# SHORT PROBLEM:
From the first line of the data below through the line bearing "d3.scaleLinear().domain([0.47521, 0.51543]).range([0, 1]);", reproduce each line exactly; do not include pictures.

# GIVEN ENTRIES:
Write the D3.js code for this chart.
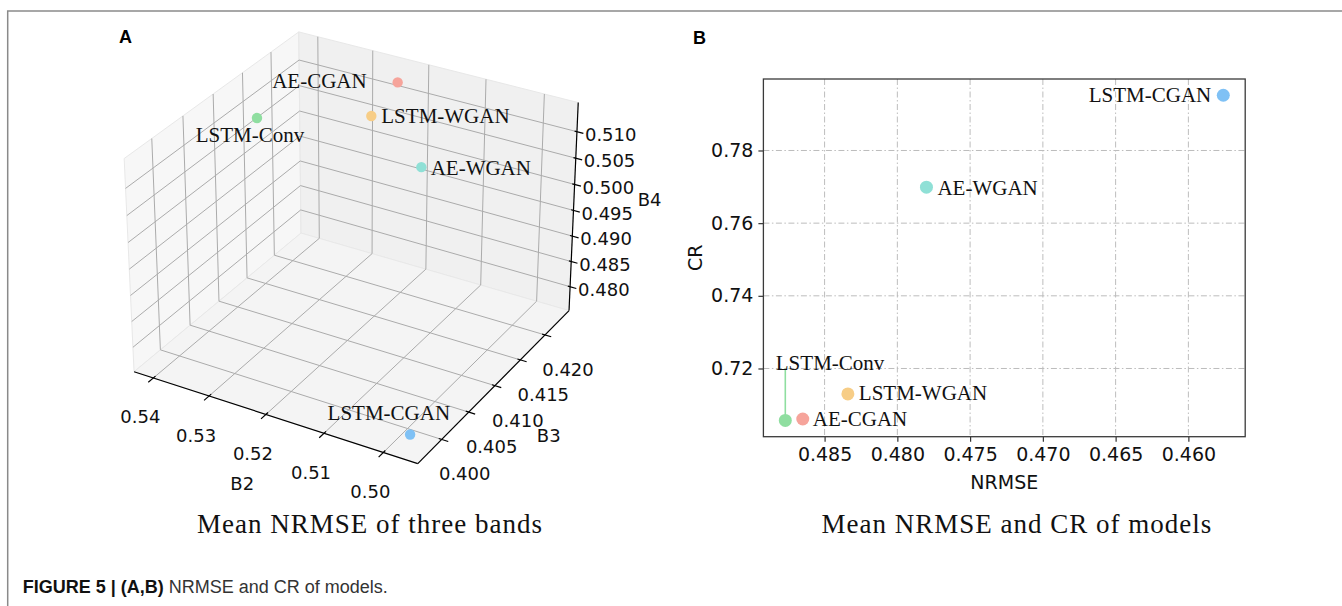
<!DOCTYPE html>
<html>
<head>
<meta charset="utf-8">
<script src="https://cdn.jsdelivr.net/npm/d3@7"></script>
<style>
  body { margin: 0; background: #fff; }
  svg { display: block; }
  .tick text { font-family: "DejaVu Sans", sans-serif; }
</style>
</head>
<body>
<svg id="fig" width="1342" height="606"></svg>
<script>
// ---- data ----
const models  = ['LSTM-Conv', 'AE-CGAN', 'LSTM-WGAN', 'AE-WGAN', 'LSTM-CGAN'];
const colors  = ['#8fdea0', '#f6a49b', '#f7cd86', '#8fe0d6', '#7fc1f5'];
const b2      = [0.5405, 0.5238, 0.5216, 0.5124, 0.4980];
const b3      = [0.4145, 0.4232, 0.4160, 0.4155, 0.3983];
const b4      = [0.5081, 0.5125, 0.5126, 0.5061, 0.4766];
const nrmse   = [0.4877, 0.4865, 0.4834, 0.4780, 0.4576];
const cr      = [0.7057, 0.7061, 0.7130, 0.7699, 0.7952];

const b2Ticks = [0.50, 0.51, 0.52, 0.53, 0.54];
const b3Ticks = [0.400, 0.405, 0.410, 0.415, 0.420];
const b4Ticks = [0.480, 0.485, 0.490, 0.495, 0.500, 0.505, 0.510];
const nrmseTicks = [0.485, 0.480, 0.475, 0.470, 0.465, 0.460];
const crTicks    = [0.72, 0.74, 0.76, 0.78];

const svg = d3.select('#fig');
const serif = '"Liberation Serif", "Times New Roman", serif';
const sans  = '"DejaVu Sans", sans-serif';

// page frame
svg.append('path').attr('d', 'M7.7,606V11H1342')
  .attr('fill', 'none').attr('stroke', '#8a8a8a').attr('stroke-width', 1.5);

// ================= panel A : 3-D scatter =================
// perspective camera (azimuth, elevation, distance, focal scale, centre, box aspect 4:4:3)
const cam = {phi: 59.94, el: 29.74, D: 8.615, k: 2801.5, cx: 355.45, cy: 237.57, ay: 0.999, az: 0.7454};
const sx = d3.scaleLinear().domain([0.49429, 0.54351]).range([0, 1]);
const sy = d3.scaleLinear().domain([0.39569, 0.42502]).range([0, 1]);
const sz = d3.scaleLinear().domain([0.47521, 0.51543]).range([0, 1]);

function P(u, v, w) {
  const ph = cam.phi * Math.PI / 180, e = cam.el * Math.PI / 180;
  const X = u - 0.5, Y = (v - 0.5) * cam.ay, Z = (w - 0.5) * cam.az;
  const xc = -X * Math.sin(ph) + Y * Math.cos(ph);
  const yc = X * Math.cos(ph) * Math.sin(e) + Y * Math.sin(ph) * Math.sin(e) + Z * Math.cos(e);
  const dep = cam.D + X * Math.cos(ph) * Math.cos(e) + Y * Math.sin(ph) * Math.cos(e) - Z * Math.sin(e);
  return [cam.cx + cam.k * xc / dep, cam.cy - cam.k * yc / dep];
}
const seg = (a, b) => d3.line()([P(...a), P(...b)]);

const gA = svg.append('g');
// panes
[
  [[[1,0,0],[1,1,0],[1,1,1],[1,0,1]], '#f7f7f7'],
  [[[0,1,0],[1,1,0],[1,1,1],[0,1,1]], '#f0f0f0'],
  [[[0,0,0],[1,0,0],[1,1,0],[0,1,0]], '#f4f4f4']
].forEach(([poly, fill]) => {
  gA.append('path').attr('d', d3.line()(poly.map(c => P(...c))) + 'Z')
    .attr('fill', fill).attr('stroke', '#e8e8e8').attr('stroke-width', 1);
});

// grid
const grid = gA.append('g').attr('fill', 'none').attr('stroke', '#ababab').attr('stroke-width', 1);
b2Ticks.forEach(t => { const u = sx(t);
  grid.append('path').attr('d', seg([u,0,0],[u,1,0]));
  grid.append('path').attr('d', seg([u,1,0],[u,1,1])); });
b3Ticks.forEach(t => { const v = sy(t);
  grid.append('path').attr('d', seg([0,v,0],[1,v,0]));
  grid.append('path').attr('d', seg([1,v,0],[1,v,1])); });
b4Ticks.forEach(t => { const w = sz(t);
  grid.append('path').attr('d', seg([1,0,w],[1,1,w]));
  grid.append('path').attr('d', seg([0,1,w],[1,1,w])); });

// axis lines and ticks
const ax = gA.append('g').attr('fill', 'none').attr('stroke', '#000').attr('stroke-width', 1.2);
ax.append('path').attr('d', seg([0,0,0],[1,0,0]));
ax.append('path').attr('d', seg([0,0,0],[0,1,0]));
ax.append('path').attr('d', seg([0,1,0],[0,1,1]));
b2Ticks.forEach(t => ax.append('path').attr('d', seg([sx(t),-0.028,0],[sx(t),0.012,0])));
b3Ticks.forEach(t => ax.append('path').attr('d', seg([-0.022,sy(t),0],[0.01,sy(t),0])));
b4Ticks.forEach(t => ax.append('path').attr('d', seg([-0.022,1,sz(t)],[0.008,1,sz(t)])));

const lab = gA.append('g').attr('font-family', sans).attr('font-size', 18).attr('fill', '#111');
b2Ticks.forEach(t => { const p = P(sx(t), 0, 0);
  lab.append('text').attr('x', p[0] - 13).attr('y', p[1] + 39).attr('text-anchor', 'middle')
    .attr('dominant-baseline', 'central').text(t.toFixed(2)); });
b3Ticks.forEach(t => { const p = P(0, sy(t), 0);
  lab.append('text').attr('x', p[0] + 23).attr('y', p[1] + 34.5).attr('text-anchor', 'middle')
    .attr('dominant-baseline', 'central').text(t.toFixed(3)); });
b4Ticks.forEach(t => { const p = P(0, 1, sz(t));
  lab.append('text').attr('x', p[0] + 8).attr('y', p[1] + 2.7).attr('text-anchor', 'start')
    .attr('dominant-baseline', 'central').text(t.toFixed(3)); });
[['B2', P(0.5,0,0), -30, 67], ['B3', P(0,0.5,0), 52, 52], ['B4', P(0,1,0.5), 76, -9]].forEach(([t, p, dx, dy]) => {
  lab.append('text').attr('x', p[0] + dx).attr('y', p[1] + dy).attr('text-anchor', 'middle')
    .attr('dominant-baseline', 'central').text(t);
});

// points + labels
const labA = [['middle', -7, 23.7], ['end', -31, 6], ['start', 10, 7], ['start', 9.3, 8], ['end', 40, -15]];
models.forEach((m, i) => {
  const p = P(sx(b2[i]), sy(b3[i]), sz(b4[i]));
  gA.append('circle').attr('cx', p[0]).attr('cy', p[1]).attr('r', 5.2).attr('fill', colors[i]);
  gA.append('text').attr('x', p[0] + labA[i][1]).attr('y', p[1] + labA[i][2])
    .attr('text-anchor', labA[i][0]).attr('font-family', serif).attr('font-size', 21)
    .attr('fill', '#111').text(m);
});

svg.append('text').attr('x', 370).attr('y', 533).attr('text-anchor', 'middle')
  .attr('font-family', serif).attr('font-size', 27).attr('letter-spacing', 1)
  .attr('fill', '#111').text('Mean NRMSE of three bands');
svg.append('text').attr('x', 119).attr('y', 43).attr('font-family', '"Liberation Sans", Arial, sans-serif')
  .attr('font-weight', 'bold').attr('font-size', 18).text('A');

// ================= panel B : NRMSE vs CR =================
const L = 763.4, R = 1245.2, T = 79, B = 436.7;
const xe = d3.extent(nrmse), ye = d3.extent(cr);
const xm = (xe[1] - xe[0]) * 0.05, ym = (ye[1] - ye[0]) * 0.05;
const x = d3.scaleLinear().domain([xe[1] + xm, xe[0] - xm]).range([L, R]);
const y = d3.scaleLinear().domain([ye[0] - ym, ye[1] + ym]).range([B, T]);

const gB = svg.append('g');
const gridB = gB.append('g').attr('stroke', '#bdbdbd').attr('stroke-width', 1)
  .attr('stroke-dasharray', '6,2.5,1.5,2.5');
nrmseTicks.forEach(t => gridB.append('line').attr('x1', x(t)).attr('x2', x(t)).attr('y1', T).attr('y2', B));
crTicks.forEach(t => gridB.append('line').attr('y1', y(t)).attr('y2', y(t)).attr('x1', L).attr('x2', R));

const xAxis = gB.append('g').attr('transform', `translate(0,${B})`)
  .call(d3.axisBottom(x).tickValues(nrmseTicks).tickFormat(d3.format('.3f')).tickSize(5).tickPadding(6));
const yAxis = gB.append('g').attr('transform', `translate(${L},0)`)
  .call(d3.axisLeft(y).tickValues(crTicks).tickFormat(d3.format('.2f')).tickSize(5).tickPadding(5));
[xAxis, yAxis].forEach(a => {
  a.select('.domain').remove();
  a.selectAll('.tick line').attr('stroke', '#333').attr('stroke-width', 1.2);
  a.selectAll('.tick text').attr('font-size', 19).attr('fill', '#111');
});
gB.append('rect').attr('x', L).attr('y', T).attr('width', R - L).attr('height', B - T)
  .attr('fill', 'none').attr('stroke', '#3a3a3a').attr('stroke-width', 1.3);

gB.append('text').attr('x', (L + R) / 2).attr('y', 481.7).attr('text-anchor', 'middle')
  .attr('dominant-baseline', 'central').attr('font-family', sans).attr('font-size', 19)
  .attr('fill', '#111').text('NRMSE');
gB.append('text').attr('transform', `translate(694.5,${(T + B) / 2}) rotate(-90)`)
  .attr('text-anchor', 'middle').attr('dominant-baseline', 'central')
  .attr('font-family', sans).attr('font-size', 19).attr('fill', '#111').text('CR');

// LSTM-Conv annotation line
gB.append('line').attr('x1', x(nrmse[0])).attr('x2', x(nrmse[0]))
  .attr('y1', y(cr[0])).attr('y2', y(0.72)).attr('stroke', colors[0]).attr('stroke-width', 1.6);

const labB = [['start', -9.5, null], ['start', 10, 7], ['start', 11, 6.5], ['start', 11, 7.5], ['end', -12, 7]];
models.forEach((m, i) => {
  const px = x(nrmse[i]), py = y(cr[i]);
  gB.append('circle').attr('cx', px).attr('cy', py).attr('r', 6.5).attr('fill', colors[i]);
  const ty = labB[i][2] === null ? y(0.72) + 1.5 : py + labB[i][2];
  gB.append('text').attr('x', px + labB[i][1]).attr('y', ty).attr('text-anchor', labB[i][0])
    .attr('font-family', serif).attr('font-size', 21).attr('fill', '#111').text(m);
});

svg.append('text').attr('x', 1016.8).attr('y', 533).attr('text-anchor', 'middle')
  .attr('font-family', serif).attr('font-size', 27).attr('letter-spacing', 1)
  .attr('fill', '#111').text('Mean NRMSE and CR of models');
svg.append('text').attr('x', 693).attr('y', 44).attr('font-family', '"Liberation Sans", Arial, sans-serif')
  .attr('font-weight', 'bold').attr('font-size', 18).text('B');

// caption
const cap = svg.append('text').attr('x', 22.7).attr('y', 593)
  .attr('font-family', '"Liberation Sans", Arial, sans-serif').attr('font-size', 18).attr('fill', '#333');
cap.append('tspan').attr('font-weight', 'bold').attr('fill', '#111').text('FIGURE 5 | (A,B)');
cap.append('tspan').text(' NRMSE and CR of models.');
</script>
</body>
</html>
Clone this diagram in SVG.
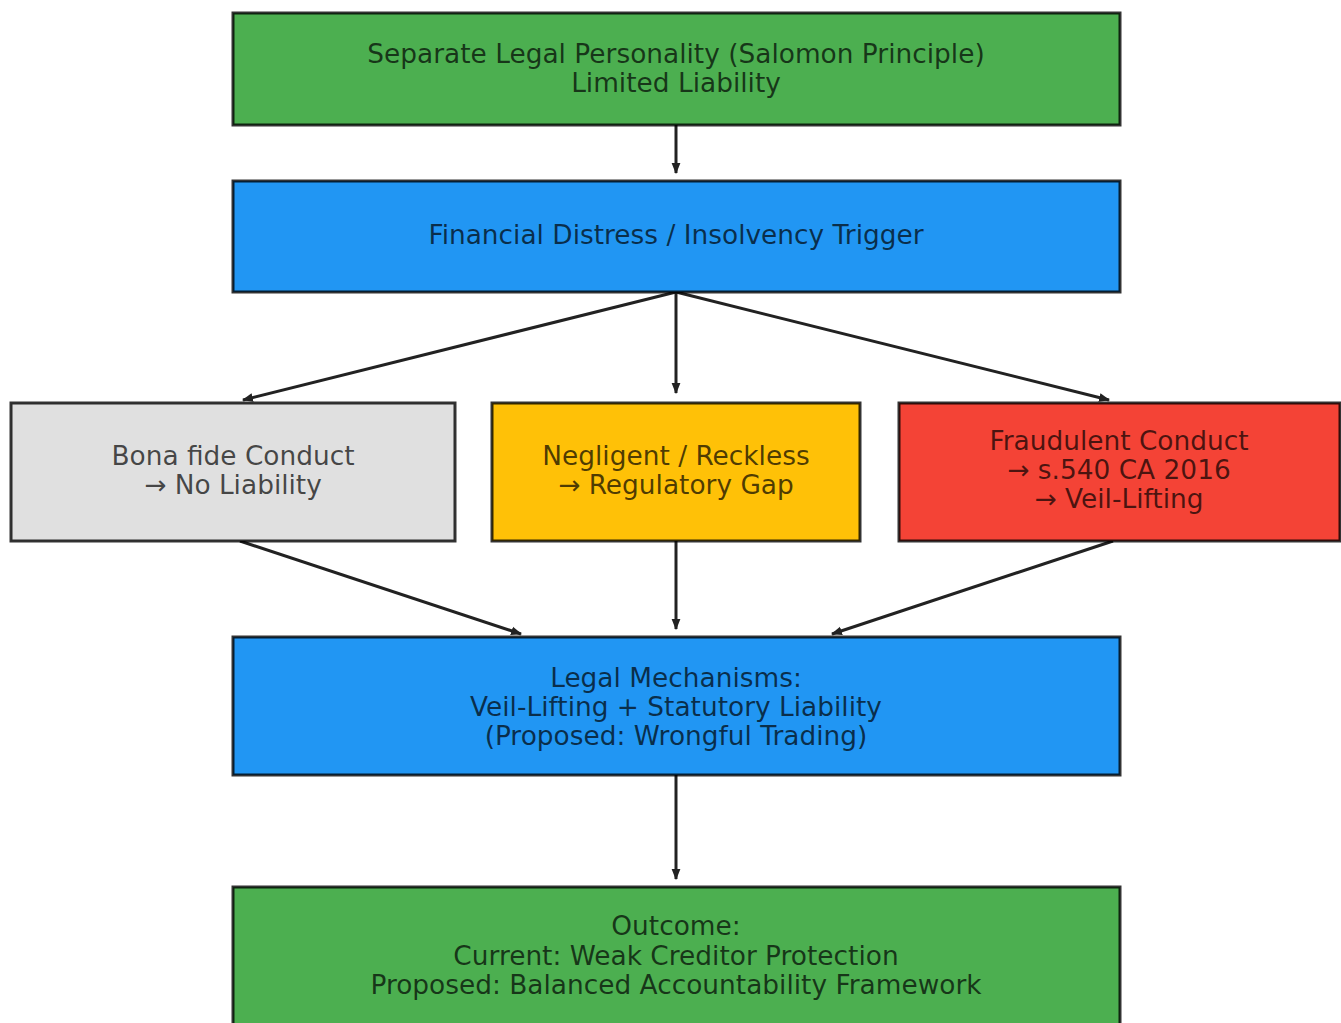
<svg xmlns="http://www.w3.org/2000/svg" width="1341" height="1023" viewBox="0 0 1341 1023">
<defs>
<style>
.box{stroke:#000;stroke-opacity:0.8;stroke-width:3}
.t{font-family:"DejaVu Sans",sans-serif;font-size:26.4px;fill:#000;fill-opacity:0.7;text-anchor:middle;dominant-baseline:central}
.c{stroke:#222;stroke-width:3;fill:none;marker-end:url(#ah)}
</style>
<marker id="ah" viewBox="0 0 10 10" refX="9" refY="5" markerWidth="11" markerHeight="11" markerUnits="userSpaceOnUse" orient="auto">
<path d="M0,1 L10,5 L0,9 Z" fill="#222"/>
</marker>
</defs>
<rect width="1341" height="1023" fill="#fff"/>
<g id="connectors">
<line class="c" x1="676" y1="125" x2="676" y2="173"/>
<line class="c" x1="676" y1="292" x2="243" y2="400"/>
<line class="c" x1="676" y1="292" x2="676" y2="393"/>
<line class="c" x1="676" y1="292" x2="1109" y2="400"/>
<line class="c" x1="240" y1="541" x2="521" y2="634"/>
<line class="c" x1="676" y1="541" x2="676" y2="629"/>
<line class="c" x1="1113" y1="541" x2="832" y2="634"/>
<line class="c" x1="676" y1="775" x2="676" y2="879"/>
</g>
<g id="n1">
<rect class="box" x="233" y="13" width="887" height="112" fill="#4CAF50"/>
<text class="t" x="676" y="53">Separate Legal Personality (Salomon Principle)</text>
<text class="t" x="676" y="82">Limited Liability</text>
</g>
<g id="n2">
<rect class="box" x="233" y="181" width="887" height="111" fill="#2196F3"/>
<text class="t" x="676" y="234">Financial Distress / Insolvency Trigger</text>
</g>
<g id="n3">
<rect class="box" x="11" y="403" width="444" height="138" fill="#E0E0E0"/>
<text class="t" x="233" y="455">Bona fide Conduct</text>
<text class="t" x="233" y="484">→ No Liability</text>
</g>
<g id="n4">
<rect class="box" x="492" y="403" width="368" height="138" fill="#FFC107"/>
<text class="t" x="676" y="455">Negligent / Reckless</text>
<text class="t" x="676" y="484">→ Regulatory Gap</text>
</g>
<g id="n5">
<rect class="box" x="899" y="403" width="441" height="138" fill="#F44336"/>
<text class="t" x="1119" y="440">Fraudulent Conduct</text>
<text class="t" x="1119" y="469">→ s.540 CA 2016</text>
<text class="t" x="1119" y="498">→ Veil-Lifting</text>
</g>
<g id="n6">
<rect class="box" x="233" y="637" width="887" height="138" fill="#2196F3"/>
<text class="t" x="676" y="677">Legal Mechanisms:</text>
<text class="t" x="676" y="706">Veil-Lifting + Statutory Liability</text>
<text class="t" x="676" y="735">(Proposed: Wrongful Trading)</text>
</g>
<g id="n7">
<rect class="box" x="233" y="887" width="887" height="150" fill="#4CAF50"/>
<text class="t" x="676" y="925">Outcome:</text>
<text class="t" x="676" y="955">Current: Weak Creditor Protection</text>
<text class="t" x="676" y="984">Proposed: Balanced Accountability Framework</text>
</g>
</svg>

# FULL SOLUTION:
Write the D3.js code for this chart.
<!DOCTYPE html>
<html>
<head>
<meta charset="utf-8">
<script src="https://cdn.jsdelivr.net/npm/d3@7"></script>
<style>
  body { margin: 0; background: #fff; }
  svg { display: block; }
  .tick text { font-family: "DejaVu Sans", sans-serif; }
</style>
</head>
<body>
<svg id="fig" width="1342" height="606"></svg>
<script>
// ---- data ----
const models  = ['LSTM-Conv', 'AE-CGAN', 'LSTM-WGAN', 'AE-WGAN', 'LSTM-CGAN'];
const colors  = ['#8fdea0', '#f6a49b', '#f7cd86', '#8fe0d6', '#7fc1f5'];
const b2      = [0.5405, 0.5238, 0.5216, 0.5124, 0.4980];
const b3      = [0.4145, 0.4232, 0.4160, 0.4155, 0.3983];
const b4      = [0.5081, 0.5125, 0.5126, 0.5061, 0.4766];
const nrmse   = [0.4877, 0.4865, 0.4834, 0.4780, 0.4576];
const cr      = [0.7057, 0.7061, 0.7130, 0.7699, 0.7952];

const b2Ticks = [0.50, 0.51, 0.52, 0.53, 0.54];
const b3Ticks = [0.400, 0.405, 0.410, 0.415, 0.420];
const b4Ticks = [0.480, 0.485, 0.490, 0.495, 0.500, 0.505, 0.510];
const nrmseTicks = [0.485, 0.480, 0.475, 0.470, 0.465, 0.460];
const crTicks    = [0.72, 0.74, 0.76, 0.78];

const svg = d3.select('#fig');
const serif = '"Liberation Serif", "Times New Roman", serif';
const sans  = '"DejaVu Sans", sans-serif';

// page frame
svg.append('path').attr('d', 'M7.7,606V11H1342')
  .attr('fill', 'none').attr('stroke', '#8a8a8a').attr('stroke-width', 1.5);

// ================= panel A : 3-D scatter =================
// perspective camera (azimuth, elevation, distance, focal scale, centre, box aspect 4:4:3)
const cam = {phi: 59.94, el: 29.74, D: 8.615, k: 2801.5, cx: 355.45, cy: 237.57, ay: 0.999, az: 0.7454};
const sx = d3.scaleLinear().domain([0.49429, 0.54351]).range([0, 1]);
const sy = d3.scaleLinear().domain([0.39569, 0.42502]).range([0, 1]);
const sz = d3.scaleLinear().domain([0.47521, 0.51543]).range([0, 1]);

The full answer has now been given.